┌─ COLLECTED MATERIAL
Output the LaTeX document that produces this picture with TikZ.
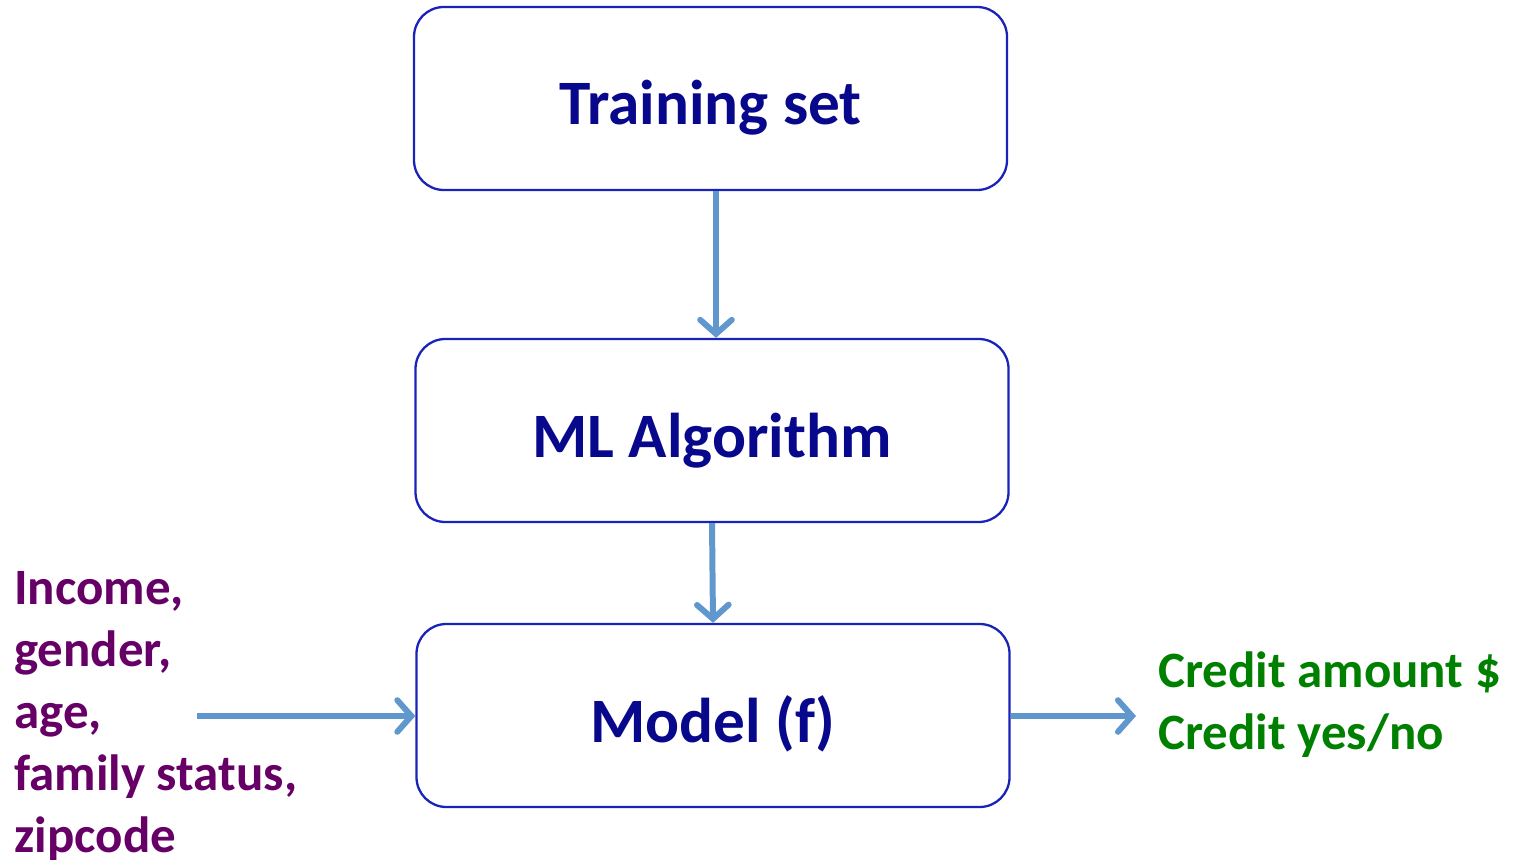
\documentclass[tikz,border=0pt]{standalone}
\usepackage{fontspec}
\setmainfont{Carlito}
\usepackage{tikz}
\usetikzlibrary{positioning, arrows.meta}
\definecolor{boxtext}{RGB}{8,8,140}
\definecolor{boxline}{RGB}{25,35,185}
\definecolor{flow}{RGB}{96,152,206}
\definecolor{inpurple}{RGB}{102,0,102}
\definecolor{outgreen}{RGB}{0,128,0}
\tikzset{
  stage/.style={draw=boxline, line width=1.3pt, rounded corners=17pt,
    minimum width=11.86cm, minimum height=3.66cm, text=boxtext,
    text height=1.06cm, text depth=0pt,
    font=\fontsize{36}{43}\selectfont\bfseries},
  flowarrow/.style={draw=flow, line width=3.4pt,
    -{Straight Barb[length=8pt, width=18pt, line cap=round]}}
}
\begin{document}
\begin{tikzpicture}
      \useasboundingbox (0,0) rectangle (30.26,-17.18);

      \node[stage] (train) at (14.21,-1.97) {Training set};
      \node[stage] (algo) at (14.24,-8.61) {ML Algorithm};
      \node[stage] (model) at (14.26,-14.31) {Model (f)};

      \node[anchor=north west, inner sep=0pt, align=left, text=inpurple,
        font=\fontsize{29}{35.3}\selectfont\bfseries] (inputs) at (0.28,-11.42)
        {Income,\\gender,\\age,\\family status,\\zipcode};
      \node[anchor=north west, inner sep=0pt, align=left, text=outgreen,
        font=\fontsize{29}{35.3}\selectfont\bfseries] (outputs) at (23.16,-13.02)
        {Credit amount \$\\Credit yes/no};

      \coordinate (infrom) at (3.94,-14.32);
      \coordinate (outto) at (22.72,-14.32);

      \draw[flowarrow] (train.south -| 14.32,0) -- (algo.north -| 14.32,0);
      \draw[flowarrow] (algo.south -| 14.24,0) -- (model.north -| 14.26,0);
      \draw[flowarrow] (infrom) -- (model.west |- infrom);
      \draw[flowarrow] (model.east |- outto) -- (outto);
    \end{tikzpicture}
\end{document}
└─
- STATED EXERCISE
Without any pictures, reproduce the lines from the first one in the material through the line that has "(0,0) rectangle (30.26,-17.18);", exactly as they appear.

- WRITTEN ANSWER
Output the LaTeX document that produces this picture with TikZ.
\documentclass[tikz,border=0pt]{standalone}
\usepackage{fontspec}
\setmainfont{Carlito}
\usepackage{tikz}
\usetikzlibrary{positioning, arrows.meta}
\definecolor{boxtext}{RGB}{8,8,140}
\definecolor{boxline}{RGB}{25,35,185}
\definecolor{flow}{RGB}{96,152,206}
\definecolor{inpurple}{RGB}{102,0,102}
\definecolor{outgreen}{RGB}{0,128,0}
\tikzset{
  stage/.style={draw=boxline, line width=1.3pt, rounded corners=17pt,
    minimum width=11.86cm, minimum height=3.66cm, text=boxtext,
    text height=1.06cm, text depth=0pt,
    font=\fontsize{36}{43}\selectfont\bfseries},
  flowarrow/.style={draw=flow, line width=3.4pt,
    -{Straight Barb[length=8pt, width=18pt, line cap=round]}}
}
\begin{document}
\begin{tikzpicture}
      \useasboundingbox (0,0) rectangle (30.26,-17.18);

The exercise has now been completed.